1997 novel by Ann Patchett

The Magician's Assistant is the third novel by American author Ann Patchett, published in 1997 by Harcourt. The book was shortlisted for the 1998 Women's Prize for Fiction. The narrative follows a young woman named Sabine in the aftermath of her husband's death.

==Summary==
A Los Angeles magician named Parsifal dies of a brain aneurism, leaving behind Sabine, his 41 year old widow and assistant for more than two decades. Parsifal was gay, marrying the worshipful Sabine out of affectionate appreciation only after the death of his lover, Phan, two years earlier.
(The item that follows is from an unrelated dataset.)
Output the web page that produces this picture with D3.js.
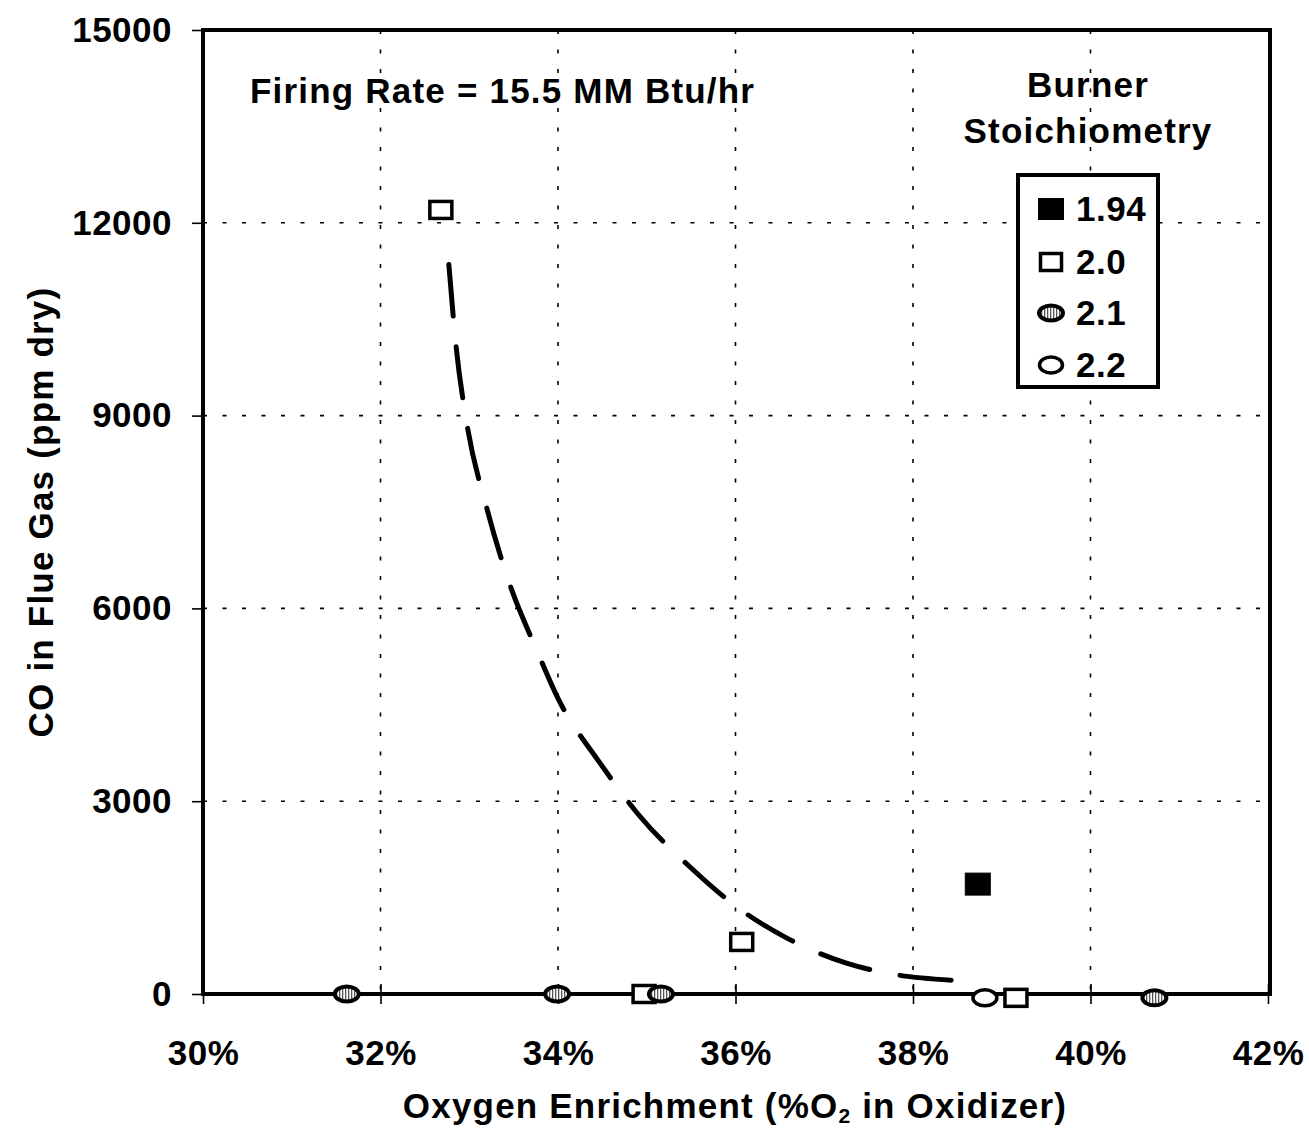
<!DOCTYPE html>
<html lang="en">
<head>
<meta charset="UTF-8">
<title>CO in Flue Gas vs Oxygen Enrichment</title>
<script src="https://d3js.org/d3.v7.min.js"></script>
<style>
  body { margin: 0; background: #fff; }
  text { font-family: Arial, "Liberation Sans", sans-serif; font-weight: bold; fill: #000; letter-spacing: 1.2px; }
</style>
</head>
<body>
<div id="chart"></div>
<script>
// data (x = % O2 in oxidizer, y = CO ppm dry)
var stoich194 = [[38.73, 1710]];
var stoich20 = [[32.68, 12200], [36.07, 810], [34.97, 0], [39.16, -60]];
var stoich21 = [[31.62, 0], [33.99, 0], [35.16, 0], [40.72, -60]];
var stoich22 = [[38.81, -60]];
// dashed trend line
var trendCurve = [[32.77, 11350], [32.85, 10100], [32.97, 8900], [33.2, 7550], [33.45, 6400],
  [33.76, 5350], [34.0, 4600], [34.47, 3600], [34.92, 2770], [35.5, 1960], [36.0, 1370],
  [36.58, 870], [37.25, 480], [37.83, 295], [38.43, 215]];
var xTicks = [30, 32, 34, 36, 38, 40, 42];
var yTicks = [0, 3000, 6000, 9000, 12000, 15000];
var legendLabels = ["1.94", "2.0", "2.1", "2.2"];

var W = 1309, H = 1131;
var plotLeft = 203, plotRight = 1268, plotTop = 30, plotBottom = 994;

var svg = d3.select("#chart").append("svg")
  .attr("width", W).attr("height", H);

// hatch for the 2.1 ellipses
var defs = svg.append("defs");
var pat = defs.append("pattern").attr("id", "hatch")
  .attr("patternUnits", "userSpaceOnUse").attr("width", 3).attr("height", 3);
pat.append("rect").attr("width", 3).attr("height", 3).attr("fill", "#fff");
pat.append("rect").attr("width", 1.3).attr("height", 3).attr("fill", "#555");

var x = d3.scaleLinear().domain([30, 42]).range([plotLeft, plotRight]);
var y = d3.scaleLinear().domain([0, 15000]).range([plotBottom, plotTop]);

// grid
svg.append("g").selectAll("line").data(yTicks.filter(d => d > 0 && d < 15000)).enter()
  .append("line")
  .attr("x1", plotLeft).attr("x2", plotRight).attr("y1", d => y(d)).attr("y2", d => y(d))
  .attr("stroke", "#000").attr("stroke-width", 1.6).attr("stroke-dasharray", "4,15.5");
svg.append("g").selectAll("line").data(xTicks.filter(d => d > 30 && d < 42)).enter()
  .append("line")
  .attr("x1", d => x(d)).attr("x2", d => x(d)).attr("y1", plotTop).attr("y2", plotBottom)
  .attr("stroke", "#000").attr("stroke-width", 1.6).attr("stroke-dasharray", "4,15.5");

// axes
var yAxis = d3.axisLeft(y).tickValues(yTicks).tickSize(11).tickPadding(20).tickFormat(d3.format("d"));
var gy = svg.append("g").attr("transform", "translate(" + plotLeft + ",0)").call(yAxis);
var xAxis = d3.axisBottom(x).tickValues(xTicks).tickSize(10).tickPadding(36).tickFormat(d => d + "%");
var gx = svg.append("g").attr("transform", "translate(0," + plotBottom + ")").call(xAxis);
gx.selectAll(".tick line").attr("y1", -10);
[gx, gy].forEach(function (g) {
  g.select(".domain").remove();
  g.selectAll(".tick line").attr("stroke", "#000").attr("stroke-width", 1.6);
  g.selectAll("text").style("font-size", "35px").style("font-weight", "bold")
    .style("font-family", "Arial, 'Liberation Sans', sans-serif").style("letter-spacing", "0.5px")
    .attr("fill", "#000");
});

// frame
svg.append("path")
  .attr("d", "M" + plotLeft + "," + plotBottom + "V" + plotTop + "H" + (plotRight + 2) + "V" + plotBottom)
  .attr("fill", "none").attr("stroke", "#000").attr("stroke-width", 4);
svg.append("line")
  .attr("x1", plotLeft - 2).attr("x2", plotRight + 4).attr("y1", y(0)).attr("y2", y(0))
  .attr("stroke", "#000").attr("stroke-width", 4);

// trend line, dash period fitted so the line starts and ends on a dash
var trend = svg.append("path").datum(trendCurve)
  .attr("d", d3.line().x(d => x(d[0])).y(d => y(d[1])).curve(d3.curveMonotoneX))
  .attr("fill", "none").attr("stroke", "#000").attr("stroke-width", 5)
  .attr("stroke-linecap", "round");
var len = trend.node().getTotalLength();
var n = Math.round(len / 80 + 0.375);
var period = len / (n - 0.375);
trend.attr("stroke-dasharray", (period * 0.625) + "," + (period * 0.375));

// markers
function drawSquare(g, cx, cy, w, h, filled) {
  g.append("rect").attr("x", cx - w / 2).attr("y", cy - h / 2).attr("width", w).attr("height", h)
    .attr("fill", filled ? "#000" : "#fff").attr("stroke", "#000").attr("stroke-width", filled ? 1 : 3.5);
}
function drawEllipse(g, cx, cy, rx, ry, hatched) {
  g.append("ellipse").attr("cx", cx).attr("cy", cy).attr("rx", rx).attr("ry", ry)
    .attr("fill", hatched ? "url(#hatch)" : "#fff").attr("stroke", "#000").attr("stroke-width", hatched ? 4 : 3.5);
}
var marks = svg.append("g");
stoich20.forEach(d => drawSquare(marks, x(d[0]), y(d[1]), 22, 17, false));
stoich21.forEach(d => drawEllipse(marks, x(d[0]), y(d[1]), 12, 7.5, true));
stoich22.forEach(d => drawEllipse(marks, x(d[0]), y(d[1]), 12, 8, false));
stoich194.forEach(d => drawSquare(marks, x(d[0]), y(d[1]), 25, 22, true));

// annotations
svg.append("text").attr("x", 250).attr("y", 103).style("font-size", "35px")
  .text("Firing Rate = 15.5 MM Btu/hr");
svg.append("text").attr("x", 1088).attr("y", 97).attr("text-anchor", "middle").style("font-size", "35px")
  .text("Burner");
svg.append("text").attr("x", 1088).attr("y", 143).attr("text-anchor", "middle").style("font-size", "35px")
  .text("Stoichiometry");

// legend
var lg = svg.append("g");
lg.append("rect").attr("x", 1018).attr("y", 175).attr("width", 140).attr("height", 212)
  .attr("fill", "#fff").attr("stroke", "#000").attr("stroke-width", 4);
var rowY = [209, 262, 313, 365];
legendLabels.forEach(function (lab, i) {
  var cy = rowY[i], cx = 1051;
  if (i === 0) drawSquare(lg, cx, cy, 25, 21, true);
  if (i === 1) drawSquare(lg, cx, cy, 21, 17, false);
  if (i === 2) drawEllipse(lg, cx, cy, 12, 7.5, true);
  if (i === 3) drawEllipse(lg, cx, cy, 11.5, 8, false);
  lg.append("text").attr("x", 1076).attr("y", cy + 12).style("font-size", "35px")
    .style("letter-spacing", "0.5px").text(lab);
});

// axis titles
svg.append("text").attr("x", 735).attr("y", 1118).attr("text-anchor", "middle").style("font-size", "35px")
  .html("Oxygen Enrichment (%O<tspan dy='5' style='font-size:21px'>2</tspan><tspan dy='-5'> in Oxidizer)</tspan>");
svg.append("text").attr("transform", "translate(53,512) rotate(-90)").attr("text-anchor", "middle")
  .style("font-size", "35px").text("CO in Flue Gas (ppm dry)");
</script>
</body>
</html>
When Parsifal's will reveals not only the existence of a parent he'd always claimed was deceased but two sisters and a hidden past in Nebraska, Sabine sets out amidst depression and grief to discover the part of his life that her husband kept hidden.

==Reception==
The New York Times praised the novel as "beguiling" but argued the protagonist "never generates enough sympathy to make her predicament truly absorbing." Writing in The Independent, Penelope Lively described The Magician's Assistant as "a lovely book by a writer to watch".

==Awards==
The Magician's Assistant was shortlisted for the Women's Prize for Fiction in 1998.